** start PROVIDED ENTRIES **

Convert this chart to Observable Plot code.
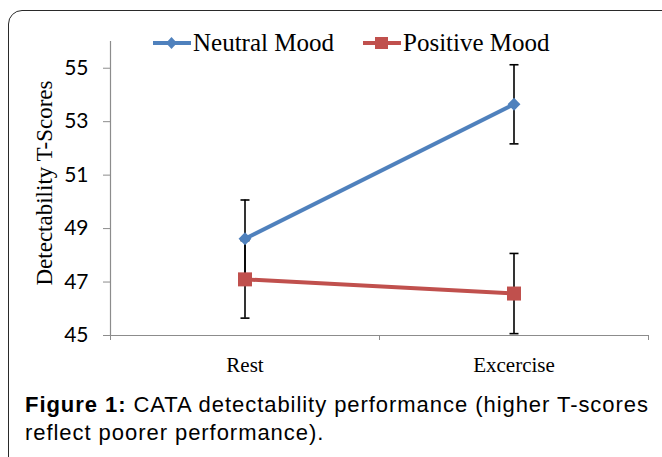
<!DOCTYPE html>
<html>
<head>
<meta charset="utf-8">
<script src="https://cdn.jsdelivr.net/npm/d3@7"></script>
<script src="https://cdn.jsdelivr.net/npm/@observablehq/plot@0.6"></script>
<style>
  html, body { margin: 0; padding: 0; background: #fff; overflow: hidden; }
  #page { position: relative; width: 662px; height: 457px; overflow: hidden; background: #fff; }
  #frame { position: absolute; left: 8px; top: 10px; width: 700px; height: 500px;
           border: 1.5px solid #2a2a2a; border-radius: 14px; box-sizing: border-box; }
  #chart { position: absolute; left: 0; top: 0; }
  #legend { position: absolute; left: 0; top: 0; width: 662px; height: 60px; }
  .leg { position: absolute; top: 29px; display: flex; align-items: center;
         font-family: "Liberation Serif", "Times New Roman", serif; font-size: 25px; color: #000; }
  .leg svg { display: block; }
  #caption { position: absolute; left: 25px; top: 391px; width: 637px;
             font-family: "Liberation Sans", Arial, sans-serif; font-size: 22px;
             letter-spacing: 0.95px; line-height: 28px; color: #000; white-space: nowrap; }
</style>
</head>
<body>
<div id="page">
  <div id="frame"></div>
  <div id="chart"></div>
  <div id="legend"></div>
  <div id="caption"><b>Figure 1:</b> CATA detectability performance (higher T-scores<br>reflect poorer performance).</div>
</div>
<script>
// ---- data ----
const categories = ["Rest", "Excercise"];
const seriesNames = ["Neutral Mood", "Positive Mood"];
const seriesColors = ["#4F81BD", "#C0504D"];
const neutralValues = [48.62, 53.65];
const neutralErrors = [1.45, 1.48];
const positiveValues = [47.1, 46.57];
const positiveErrors = [1.45, 1.5];
const yTicks = [45, 47, 49, 51, 53, 55];
const yTitle = "Detectability T-Scores";

const rows = (name, values, errors) => categories.map((c, i) => ({
  series: name, category: c, pos: i + 0.5, value: values[i], lo: values[i] - errors[i], hi: values[i] + errors[i]
}));
const neutral = rows(seriesNames[0], neutralValues, neutralErrors);
const positive = rows(seriesNames[1], positiveValues, positiveErrors);
const all = neutral.concat(positive);

const capSymbol = { draw(ctx) { ctx.moveTo(-4.5, 0); ctx.lineTo(4.5, 0); } };

const chart = Plot.plot({
  width: 662,
  height: 380,
  marginLeft: 110,
  marginRight: 14,
  marginTop: 41,
  marginBottom: 45,
  x: { domain: [0, categories.length], axis: null },
  y: { domain: [45, 56], axis: null },
  marks: [
    // axis lines
    Plot.ruleX([0], { stroke: "#8c8c8c", strokeWidth: 1.2 }),
    Plot.ruleY([45], { stroke: "#8c8c8c", strokeWidth: 1.2 }),
    Plot.axisY(yTicks, { anchor: "left", tickSize: 7, tickPadding: 15, stroke: "#8c8c8c", fill: "#000",
      fontSize: 21, fontFamily: "Lato, Carlito, sans-serif", label: null }),
    Plot.axisX(d3.range(categories.length + 1), { anchor: "bottom", tickSize: 5, stroke: "#8c8c8c",
      tickFormat: () => "", label: null }),
    Plot.axisX(categories.map((c, i) => i + 0.5), { anchor: "bottom", tickSize: 0, tickPadding: 22,
      tickFormat: d => categories[Math.floor(d)], fontSize: 21,
      fontFamily: "'Liberation Serif', 'Times New Roman', serif", fill: "#000", label: null }),
    Plot.text([yTitle], { frameAnchor: "left", textAnchor: "middle", lineAnchor: "middle", rotate: -90,
      dx: -66, dy: -5.5, fontSize: 23,
      fontFamily: "'Liberation Serif', 'Times New Roman', serif", fill: "#000" }),
    // series lines
    Plot.line(neutral, { x: "pos", y: "value", stroke: seriesColors[0], strokeWidth: 4 }),
    Plot.line(positive, { x: "pos", y: "value", stroke: seriesColors[1], strokeWidth: 4 }),
    // error bars
    Plot.ruleX(all, { x: "pos", y1: "lo", y2: "hi", stroke: "#000", strokeWidth: 1.6 }),
    Plot.dot(all, { x: "pos", y: "lo", symbol: capSymbol, stroke: "#000", strokeWidth: 1.6, fill: "none" }),
    Plot.dot(all, { x: "pos", y: "hi", symbol: capSymbol, stroke: "#000", strokeWidth: 1.6, fill: "none" }),
    // markers
    Plot.dot(neutral, { x: "pos", y: "value", symbol: "diamond2", r: 5.8, fill: seriesColors[0] }),
    Plot.dot(positive, { x: "pos", y: "value", symbol: "square", r: 7.9, fill: seriesColors[1] })
  ]
});
document.getElementById("chart").appendChild(chart);

// ---- legend ----
const legend = document.getElementById("legend");
const legendX = [153, 363];
const legendSymbols = [
  '<path d="M18.5,3 L24,9 L18.5,15 L13,9 Z" />',
  '<rect x="12" y="3" width="13" height="12" />'
];
seriesNames.forEach((name, i) => {
  const item = document.createElement("div");
  item.className = "leg";
  item.style.left = legendX[i] + "px";
  item.innerHTML = `<svg width="38" height="18" viewBox="0 0 38 18">
      <line x1="0" x2="38" y1="9" y2="9" stroke="${seriesColors[i]}" stroke-width="4"/>
      <g fill="${seriesColors[i]}">${legendSymbols[i]}</g></svg>
      <span style="margin-left:2px">${name}</span>`;
  legend.appendChild(item);
});
</script>
</body>
</html>
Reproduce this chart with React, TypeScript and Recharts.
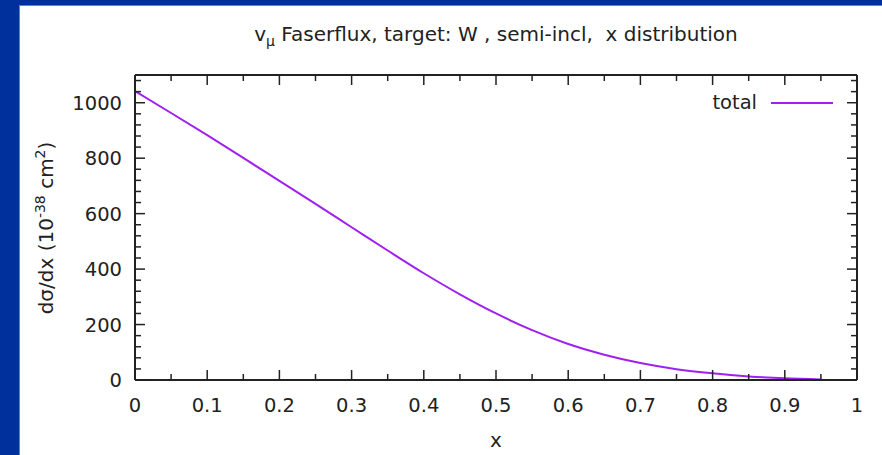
import { Legend, Line, LineChart, XAxis, YAxis } from 'recharts';

// x grid of the curve and dσ/dx values
const xValues = [0, 0.05, 0.1, 0.15, 0.2, 0.25, 0.3, 0.35, 0.4, 0.45, 0.5, 0.55, 0.6, 0.65, 0.7, 0.75, 0.8, 0.85, 0.9, 0.95];
const totalValues = [1042, 963, 883, 801, 718, 635, 551, 467, 385, 309, 240, 180, 130, 91, 61, 39, 24, 13, 6, 2];

// gnuplot style ticks: majors get labels, minors are just short marks
const xMajorTicks = [0, 0.1, 0.2, 0.3, 0.4, 0.5, 0.6, 0.7, 0.8, 0.9, 1];
const xMinorTicks = [0.05, 0.15, 0.25, 0.35, 0.45, 0.55, 0.65, 0.75, 0.85, 0.95];
const yMajorTicks = [0, 200, 400, 600, 800, 1000];
const yMinorTicks = [40, 80, 120, 160, 240, 280, 320, 360, 440, 480, 520, 560, 640, 680, 720, 760, 840, 880, 920, 960, 1040, 1080];

const data = xValues.map((x, i) => ({ x, total: totalValues[i] }));
const xTicks = [...xMajorTicks, ...xMinorTicks].sort((a, b) => a - b);
const yTicks = [...yMajorTicks, ...yMinorTicks].sort((a, b) => a - b);

const FONT = '"DejaVu Sans", sans-serif';
const INK = '#222';
const LINE = '#a020f0';
const MAJOR = 10;
const MINOR = 6;
const TICK_FONT = 19.5;

const isXMajor = (v: number) => xMajorTicks.some((m) => Math.abs(m - v) < 1e-6);
const isYMajor = (v: number) => yMajorTicks.includes(v);

function BottomTick({ x, y, payload }: any) {
  const major = isXMajor(payload.value);
  return (
    <g>
      <line x1={x} y1={y} x2={x} y2={y - (major ? MAJOR : MINOR)} stroke={INK} strokeWidth={1.5} />
      {major && (
        <text x={x} y={y + 32} textAnchor="middle" fill={INK} fontSize={TICK_FONT} fontFamily={FONT}>
          {String(Math.round(payload.value * 10) / 10)}
        </text>
      )}
    </g>
  );
}

function TopTick({ x, y, payload }: any) {
  const len = isXMajor(payload.value) ? MAJOR : MINOR;
  return <line x1={x} y1={y} x2={x} y2={y + len} stroke={INK} strokeWidth={1.5} />;
}

function LeftTick({ x, y, payload }: any) {
  const major = isYMajor(payload.value);
  return (
    <g>
      <line x1={x} y1={y} x2={x + (major ? MAJOR : MINOR)} y2={y} stroke={INK} strokeWidth={1.5} />
      {major && (
        <text x={x - 13} y={y} dy="0.36em" textAnchor="end" fill={INK} fontSize={TICK_FONT} fontFamily={FONT}>
          {payload.value}
        </text>
      )}
    </g>
  );
}

function RightTick({ x, y, payload }: any) {
  const len = isYMajor(payload.value) ? MAJOR : MINOR;
  return <line x1={x} y1={y} x2={x - len} y2={y} stroke={INK} strokeWidth={1.5} />;
}

function LegendBox({ payload }: any) {
  const item = payload && payload[0];
  return (
    <div style={{ display: 'flex', alignItems: 'center', justifyContent: 'flex-end', fontFamily: FONT, fontSize: TICK_FONT, color: INK }}>
      <span>{item ? item.value : 'total'}</span>
      <svg width={62} height={4} style={{ marginLeft: 14 }}>
        <line x1={0} y1={2} x2={62} y2={2} stroke={LINE} strokeWidth={2} />
      </svg>
    </div>
  );
}

export default function App() {
  const axisLine = { stroke: INK, strokeWidth: 2 };
  return (
    <div style={{ position: 'fixed', left: 0, top: 0, width: 882, height: 455, background: '#00309c', overflow: 'hidden' }}>
      <div
        style={{
          position: 'absolute',
          left: 19,
          top: 5,
          right: 0,
          bottom: 0,
          background: '#fff',
          borderLeft: '1px solid #5b80d8',
          borderTop: '1px solid #5b80d8',
        }}
      />

      <div
        style={{
          position: 'absolute',
          left: 135,
          width: 722,
          top: 22,
          textAlign: 'center',
          fontFamily: FONT,
          fontSize: 20,
          color: INK,
          whiteSpace: 'pre',
        }}
      >
        v<sub style={{ fontSize: 14 }}>μ</sub> Faserflux, target: W , semi-incl,  x distribution
      </div>

      <div
        style={{
          position: 'absolute',
          left: 45,
          top: 228,
          transform: 'translate(-50%, -50%) rotate(-90deg)',
          fontFamily: FONT,
          fontSize: 20,
          color: INK,
          whiteSpace: 'nowrap',
        }}
      >
        dσ/dx (10<sup style={{ fontSize: 14 }}>-38</sup> cm<sup style={{ fontSize: 14 }}>2</sup>)
      </div>

      <div
        style={{
          position: 'absolute',
          left: 496,
          top: 440,
          transform: 'translate(-50%, -50%)',
          fontFamily: FONT,
          fontSize: 20,
          color: INK,
        }}
      >
        x
      </div>

      <div style={{ position: 'absolute', left: 0, top: 0 }}>
        <LineChart width={882} height={455} data={data} margin={{ top: 74, right: 24, bottom: 45, left: 75 }}>
          <XAxis
            xAxisId="b"
            dataKey="x"
            type="number"
            domain={[0, 1]}
            allowDataOverflow
            ticks={xTicks}
            interval={0}
            height={30}
            tickSize={0}
            tickMargin={0}
            tickLine={false}
            axisLine={axisLine}
            tick={BottomTick}
          />
          <XAxis
            xAxisId="t"
            orientation="top"
            dataKey="x"
            type="number"
            domain={[0, 1]}
            allowDataOverflow
            ticks={xTicks}
            interval={0}
            height={1}
            tickSize={0}
            tickMargin={0}
            tickLine={false}
            axisLine={axisLine}
            tick={TopTick}
          />
          <YAxis
            yAxisId="l"
            type="number"
            domain={[0, 1100]}
            allowDataOverflow
            ticks={yTicks}
            interval={0}
            width={60}
            tickSize={0}
            tickMargin={0}
            tickLine={false}
            axisLine={axisLine}
            tick={LeftTick}
          />
          <YAxis
            yAxisId="r"
            orientation="right"
            type="number"
            domain={[0, 1100]}
            allowDataOverflow
            ticks={yTicks}
            interval={0}
            width={1}
            tickSize={0}
            tickMargin={0}
            tickLine={false}
            axisLine={axisLine}
            tick={RightTick}
          />
          <Legend
            layout="vertical"
            align="center"
            verticalAlign="middle"
            wrapperStyle={{ top: 91, left: 690, width: 143 }}
            content={LegendBox}
          />
          <Line
            xAxisId="b"
            yAxisId="l"
            dataKey="total"
            name="total"
            type="monotone"
            stroke={LINE}
            strokeWidth={2}
            dot={false}
            isAnimationActive={false}
          />
        </LineChart>
      </div>
    </div>
  );
}
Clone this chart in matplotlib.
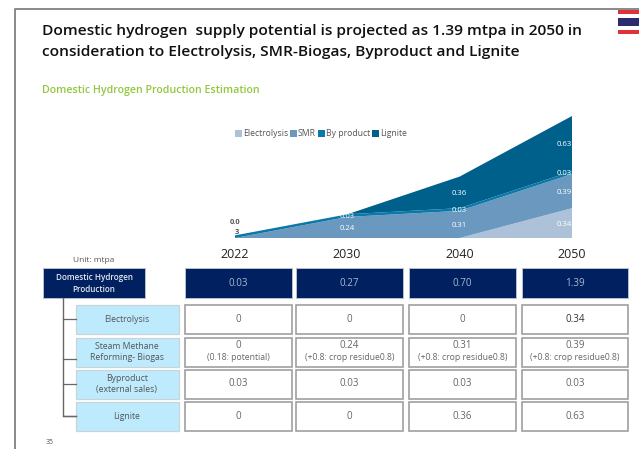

** end PROVIDED ENTRIES **

EXERCISE » Please transcribe, word for word, every line from the first line of the records above through the line containing "0); ctx.lineTo(4.5, 0);", and leave out any pictures.

SOLUTION »
Convert this chart to Observable Plot code.
<!DOCTYPE html>
<html>
<head>
<meta charset="utf-8">
<script src="https://cdn.jsdelivr.net/npm/d3@7"></script>
<script src="https://cdn.jsdelivr.net/npm/@observablehq/plot@0.6"></script>
<style>
  html, body { margin: 0; padding: 0; background: #fff; overflow: hidden; }
  #page { position: relative; width: 662px; height: 457px; overflow: hidden; background: #fff; }
  #frame { position: absolute; left: 8px; top: 10px; width: 700px; height: 500px;
           border: 1.5px solid #2a2a2a; border-radius: 14px; box-sizing: border-box; }
  #chart { position: absolute; left: 0; top: 0; }
  #legend { position: absolute; left: 0; top: 0; width: 662px; height: 60px; }
  .leg { position: absolute; top: 29px; display: flex; align-items: center;
         font-family: "Liberation Serif", "Times New Roman", serif; font-size: 25px; color: #000; }
  .leg svg { display: block; }
  #caption { position: absolute; left: 25px; top: 391px; width: 637px;
             font-family: "Liberation Sans", Arial, sans-serif; font-size: 22px;
             letter-spacing: 0.95px; line-height: 28px; color: #000; white-space: nowrap; }
</style>
</head>
<body>
<div id="page">
  <div id="frame"></div>
  <div id="chart"></div>
  <div id="legend"></div>
  <div id="caption"><b>Figure 1:</b> CATA detectability performance (higher T-scores<br>reflect poorer performance).</div>
</div>
<script>
// ---- data ----
const categories = ["Rest", "Excercise"];
const seriesNames = ["Neutral Mood", "Positive Mood"];
const seriesColors = ["#4F81BD", "#C0504D"];
const neutralValues = [48.62, 53.65];
const neutralErrors = [1.45, 1.48];
const positiveValues = [47.1, 46.57];
const positiveErrors = [1.45, 1.5];
const yTicks = [45, 47, 49, 51, 53, 55];
const yTitle = "Detectability T-Scores";

const rows = (name, values, errors) => categories.map((c, i) => ({
  series: name, category: c, pos: i + 0.5, value: values[i], lo: values[i] - errors[i], hi: values[i] + errors[i]
}));
const neutral = rows(seriesNames[0], neutralValues, neutralErrors);
const positive = rows(seriesNames[1], positiveValues, positiveErrors);
const all = neutral.concat(positive);

const capSymbol = { draw(ctx) { ctx.moveTo(-4.5, 0); ctx.lineTo(4.5, 0); } };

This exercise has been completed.